-- START Information supplied --

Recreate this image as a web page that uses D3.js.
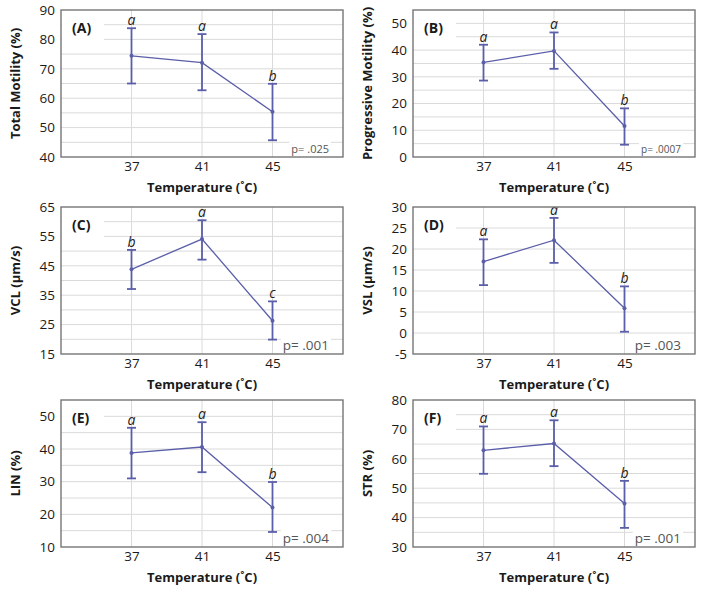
<!DOCTYPE html>
<html><head><meta charset="utf-8">
<script src="https://cdn.jsdelivr.net/npm/d3@7"></script>
<style>body{margin:0;background:#fff;} svg{display:block;font-family:"Open Sans",sans-serif;}</style>
</head><body><svg id="chart" width="704" height="592"></svg>
<script>
// ---- data ----
const temperatures = ["37", "41", "45"];

const meanA = [74.4, 72.1, 55.4], upperA = [83.8, 81.8, 64.9], lowerA = [65.0, 62.7, 45.7];
const lettersA = ["a", "a", "b"];
const ticksA = [40, 50, 60, 70, 80, 90];

const meanB = [35.4, 39.7, 11.6], upperB = [42.0, 46.6, 18.2], lowerB = [28.6, 33.0, 4.6];
const lettersB = ["a", "a", "b"];
const ticksB = [0, 10, 20, 30, 40, 50];

const meanC = [43.8, 54.1, 26.3], upperC = [50.4, 60.5, 32.9], lowerC = [37.1, 47.1, 19.9];
const lettersC = ["b", "a", "c"];
const ticksC = [15, 25, 35, 45, 55, 65];

const meanD = [17.0, 22.1, 5.9], upperD = [22.3, 27.4, 11.1], lowerD = [11.4, 16.7, 0.3];
const lettersD = ["a", "a", "b"];
const ticksD = [-5, 0, 5, 10, 15, 20, 25, 30];

const meanE = [38.8, 40.6, 22.1], upperE = [46.5, 48.2, 29.9], lowerE = [31.0, 32.9, 14.6];
const lettersE = ["a", "a", "b"];
const ticksE = [10, 20, 30, 40, 50];

const meanF = [62.9, 65.2, 44.8], upperF = [71.0, 73.1, 52.5], lowerF = [54.9, 57.5, 36.5];
const lettersF = ["a", "a", "b"];
const ticksF = [30, 40, 50, 60, 70, 80];

const panelTags = ["(A)", "(B)", "(C)", "(D)", "(E)", "(F)"];
const yTitles = ["Total Motility (%)", "Progressive Motility (%)", "VCL (µm/s)", "VSL (µm/s)", "LIN (%)", "STR (%)"];
const pTexts = ["p= .025", "p= .0007", "p= .001", "p= .003", "p= .004", "p= .001"];
const yDomains = [[40, 90], [0, 55], [15, 65], [-5, 30], [10, 55], [30, 80]];
const xTitle = "Temperature (˚C)";

// ---- layout ----
const colX = [61, 413];
const rowY = [10, 207, 400];
const W = 282, H = 147;
const pSizes = [11, 10, 13.5, 13.5, 13.5, 13.5];
const lineColor = "#5b5ea8";

const panels = [
  {mean: meanA, up: upperA, lo: lowerA, letters: lettersA, ticks: ticksA},
  {mean: meanB, up: upperB, lo: lowerB, letters: lettersB, ticks: ticksB},
  {mean: meanC, up: upperC, lo: lowerC, letters: lettersC, ticks: ticksC},
  {mean: meanD, up: upperD, lo: lowerD, letters: lettersD, ticks: ticksD},
  {mean: meanE, up: upperE, lo: lowerE, letters: lettersE, ticks: ticksE},
  {mean: meanF, up: upperF, lo: lowerF, letters: lettersF, ticks: ticksF}
].map((p, i) => Object.assign(p, {
  tag: panelTags[i], yTitle: yTitles[i], pText: pTexts[i], domain: yDomains[i],
  x0: colX[i % 2], y0: rowY[Math.floor(i / 2)], pSize: pSizes[i]
}));

const svg = d3.select("#chart");

panels.forEach(p => {
  const g = svg.append("g").attr("transform", `translate(${p.x0},${p.y0})`);
  const x = d3.scalePoint().domain(temperatures).range([0, W]).padding(1);
  const y = d3.scaleLinear().domain(p.domain).range([H, 0]);

  // grid
  const gridVals = d3.range(p.domain[0] + 5, p.domain[1], 5);
  g.selectAll(".hg").data(gridVals).join("line")
    .attr("x1", 0).attr("x2", W).attr("y1", d => y(d)).attr("y2", d => y(d))
    .attr("stroke", "#dadada").attr("stroke-width", 1);
  g.selectAll(".vg").data(temperatures).join("line")
    .attr("x1", d => x(d)).attr("x2", d => x(d)).attr("y1", 0).attr("y2", H)
    .attr("stroke", "#dadada").attr("stroke-width", 1);

  // panel tag
  g.append("rect").attr("x", 1).attr("y", 6).attr("width", 42).attr("height", 24).attr("fill", "#fff");
  g.append("text").attr("x", 11).attr("y", 23).text(p.tag)
    .attr("font-weight", "bold").attr("font-size", 14).attr("fill", "#1a1a1a");

  // p value
  const pt = g.append("text").attr("x", W - 14).attr("y", H - 4).attr("text-anchor", "end")
    .attr("font-size", p.pSize).attr("fill", "#555").text(p.pText);
  const bb = pt.node().getBBox();
  g.insert("rect", "text:last-of-type").attr("x", bb.x - 2).attr("y", bb.y).attr("width", bb.width + 4)
    .attr("height", bb.height).attr("fill", "#fff");

  // line
  const line = d3.line().x((d, i) => x(temperatures[i])).y(d => y(d));
  g.append("path").datum(p.mean).attr("d", line).attr("fill", "none")
    .attr("stroke", lineColor).attr("stroke-width", 1.3);

  // error bars
  temperatures.forEach((t, i) => {
    const cx = x(t);
    g.append("line").attr("x1", cx).attr("x2", cx).attr("y1", y(p.lo[i])).attr("y2", y(p.up[i]))
      .attr("stroke", lineColor).attr("stroke-width", 1.8);
    [p.lo[i], p.up[i]].forEach(v => {
      g.append("line").attr("x1", cx - 4.5).attr("x2", cx + 4.5).attr("y1", y(v)).attr("y2", y(v))
        .attr("stroke", lineColor).attr("stroke-width", 1.8);
    });
    g.append("circle").attr("cx", cx).attr("cy", y(p.mean[i])).attr("r", 2).attr("fill", lineColor);
    g.append("text").attr("x", cx).attr("y", y(p.up[i]) - 3).attr("text-anchor", "middle")
      .attr("font-style", "italic").attr("font-size", 14).attr("fill", "#222").text(p.letters[i]);
  });

  // box
  g.append("rect").attr("x", 0).attr("y", 0).attr("width", W).attr("height", H)
    .attr("fill", "none").attr("stroke", "#767676").attr("stroke-width", 1.4);

  // axes
  const ya = g.append("g").call(d3.axisLeft(y).tickValues(p.ticks).tickSize(0).tickPadding(6)
    .tickFormat(d => String(d)));
  ya.select(".domain").remove();
  ya.selectAll("text").attr("font-size", 13.5).attr("fill", "#1a1a1a").attr("font-family", "Open Sans");
  const xa = g.append("g").attr("transform", `translate(0,${H})`)
    .call(d3.axisBottom(x).tickSize(0).tickPadding(4));
  xa.select(".domain").remove();
  xa.selectAll("text").attr("font-size", 13.5).attr("fill", "#1a1a1a").attr("font-family", "Open Sans");

  // titles
  g.append("text").attr("x", W / 2).attr("y", H + 35).attr("text-anchor", "middle")
    .attr("font-weight", "bold").attr("font-size", 13).attr("fill", "#1a1a1a").text(xTitle);
  g.append("text").attr("transform", `translate(-41,${H / 2}) rotate(-90)`).attr("text-anchor", "middle")
    .attr("font-weight", "bold").attr("font-size", 13).attr("fill", "#1a1a1a").text(p.yTitle);
});
</script></body></html>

-- END Information supplied --

Transcribe the full listing character for character. Pictures are excluded.

Recreate this image as a web page that uses D3.js.
<!DOCTYPE html>
<html><head><meta charset="utf-8">
<script src="https://cdn.jsdelivr.net/npm/d3@7"></script>
<style>body{margin:0;background:#fff;} svg{display:block;font-family:"Open Sans",sans-serif;}</style>
</head><body><svg id="chart" width="704" height="592"></svg>
<script>
// ---- data ----
const temperatures = ["37", "41", "45"];

const meanA = [74.4, 72.1, 55.4], upperA = [83.8, 81.8, 64.9], lowerA = [65.0, 62.7, 45.7];
const lettersA = ["a", "a", "b"];
const ticksA = [40, 50, 60, 70, 80, 90];

const meanB = [35.4, 39.7, 11.6], upperB = [42.0, 46.6, 18.2], lowerB = [28.6, 33.0, 4.6];
const lettersB = ["a", "a", "b"];
const ticksB = [0, 10, 20, 30, 40, 50];

const meanC = [43.8, 54.1, 26.3], upperC = [50.4, 60.5, 32.9], lowerC = [37.1, 47.1, 19.9];
const lettersC = ["b", "a", "c"];
const ticksC = [15, 25, 35, 45, 55, 65];

const meanD = [17.0, 22.1, 5.9], upperD = [22.3, 27.4, 11.1], lowerD = [11.4, 16.7, 0.3];
const lettersD = ["a", "a", "b"];
const ticksD = [-5, 0, 5, 10, 15, 20, 25, 30];

const meanE = [38.8, 40.6, 22.1], upperE = [46.5, 48.2, 29.9], lowerE = [31.0, 32.9, 14.6];
const lettersE = ["a", "a", "b"];
const ticksE = [10, 20, 30, 40, 50];

const meanF = [62.9, 65.2, 44.8], upperF = [71.0, 73.1, 52.5], lowerF = [54.9, 57.5, 36.5];
const lettersF = ["a", "a", "b"];
const ticksF = [30, 40, 50, 60, 70, 80];

const panelTags = ["(A)", "(B)", "(C)", "(D)", "(E)", "(F)"];
const yTitles = ["Total Motility (%)", "Progressive Motility (%)", "VCL (µm/s)", "VSL (µm/s)", "LIN (%)", "STR (%)"];
const pTexts = ["p= .025", "p= .0007", "p= .001", "p= .003", "p= .004", "p= .001"];
const yDomains = [[40, 90], [0, 55], [15, 65], [-5, 30], [10, 55], [30, 80]];
const xTitle = "Temperature (˚C)";

// ---- layout ----
const colX = [61, 413];
const rowY = [10, 207, 400];
const W = 282, H = 147;
const pSizes = [11, 10, 13.5, 13.5, 13.5, 13.5];
const lineColor = "#5b5ea8";

const panels = [
  {mean: meanA, up: upperA, lo: lowerA, letters: lettersA, ticks: ticksA},
  {mean: meanB, up: upperB, lo: lowerB, letters: lettersB, ticks: ticksB},
  {mean: meanC, up: upperC, lo: lowerC, letters: lettersC, ticks: ticksC},
  {mean: meanD, up: upperD, lo: lowerD, letters: lettersD, ticks: ticksD},
  {mean: meanE, up: upperE, lo: lowerE, letters: lettersE, ticks: ticksE},
  {mean: meanF, up: upperF, lo: lowerF, letters: lettersF, ticks: ticksF}
].map((p, i) => Object.assign(p, {
  tag: panelTags[i], yTitle: yTitles[i], pText: pTexts[i], domain: yDomains[i],
  x0: colX[i % 2], y0: rowY[Math.floor(i / 2)], pSize: pSizes[i]
}));

const svg = d3.select("#chart");

panels.forEach(p => {
  const g = svg.append("g").attr("transform", `translate(${p.x0},${p.y0})`);
  const x = d3.scalePoint().domain(temperatures).range([0, W]).padding(1);
  const y = d3.scaleLinear().domain(p.domain).range([H, 0]);

  // grid
  const gridVals = d3.range(p.domain[0] + 5, p.domain[1], 5);
  g.selectAll(".hg").data(gridVals).join("line")
    .attr("x1", 0).attr("x2", W).attr("y1", d => y(d)).attr("y2", d => y(d))
    .attr("stroke", "#dadada").attr("stroke-width", 1);
  g.selectAll(".vg").data(temperatures).join("line")
    .attr("x1", d => x(d)).attr("x2", d => x(d)).attr("y1", 0).attr("y2", H)
    .attr("stroke", "#dadada").attr("stroke-width", 1);

  // panel tag
  g.append("rect").attr("x", 1).attr("y", 6).attr("width", 42).attr("height", 24).attr("fill", "#fff");
  g.append("text").attr("x", 11).attr("y", 23).text(p.tag)
    .attr("font-weight", "bold").attr("font-size", 14).attr("fill", "#1a1a1a");

  // p value
  const pt = g.append("text").attr("x", W - 14).attr("y", H - 4).attr("text-anchor", "end")
    .attr("font-size", p.pSize).attr("fill", "#555").text(p.pText);
  const bb = pt.node().getBBox();
  g.insert("rect", "text:last-of-type").attr("x", bb.x - 2).attr("y", bb.y).attr("width", bb.width + 4)
    .attr("height", bb.height).attr("fill", "#fff");

  // line
  const line = d3.line().x((d, i) => x(temperatures[i])).y(d => y(d));
  g.append("path").datum(p.mean).attr("d", line).attr("fill", "none")
    .attr("stroke", lineColor).attr("stroke-width", 1.3);

  // error bars
  temperatures.forEach((t, i) => {
    const cx = x(t);
    g.append("line").attr("x1", cx).attr("x2", cx).attr("y1", y(p.lo[i])).attr("y2", y(p.up[i]))
      .attr("stroke", lineColor).attr("stroke-width", 1.8);
    [p.lo[i], p.up[i]].forEach(v => {
      g.append("line").attr("x1", cx - 4.5).attr("x2", cx + 4.5).attr("y1", y(v)).attr("y2", y(v))
        .attr("stroke", lineColor).attr("stroke-width", 1.8);
    });
    g.append("circle").attr("cx", cx).attr("cy", y(p.mean[i])).attr("r", 2).attr("fill", lineColor);
    g.append("text").attr("x", cx).attr("y", y(p.up[i]) - 3).attr("text-anchor", "middle")
      .attr("font-style", "italic").attr("font-size", 14).attr("fill", "#222").text(p.letters[i]);
  });

  // box
  g.append("rect").attr("x", 0).attr("y", 0).attr("width", W).attr("height", H)
    .attr("fill", "none").attr("stroke", "#767676").attr("stroke-width", 1.4);

  // axes
  const ya = g.append("g").call(d3.axisLeft(y).tickValues(p.ticks).tickSize(0).tickPadding(6)
    .tickFormat(d => String(d)));
  ya.select(".domain").remove();
  ya.selectAll("text").attr("font-size", 13.5).attr("fill", "#1a1a1a").attr("font-family", "Open Sans");
  const xa = g.append("g").attr("transform", `translate(0,${H})`)
    .call(d3.axisBottom(x).tickSize(0).tickPadding(4));
  xa.select(".domain").remove();
  xa.selectAll("text").attr("font-size", 13.5).attr("fill", "#1a1a1a").attr("font-family", "Open Sans");

  // titles
  g.append("text").attr("x", W / 2).attr("y", H + 35).attr("text-anchor", "middle")
    .attr("font-weight", "bold").attr("font-size", 13).attr("fill", "#1a1a1a").text(xTitle);
  g.append("text").attr("transform", `translate(-41,${H / 2}) rotate(-90)`).attr("text-anchor", "middle")
    .attr("font-weight", "bold").attr("font-size", 13).attr("fill", "#1a1a1a").text(p.yTitle);
});
</script></body></html>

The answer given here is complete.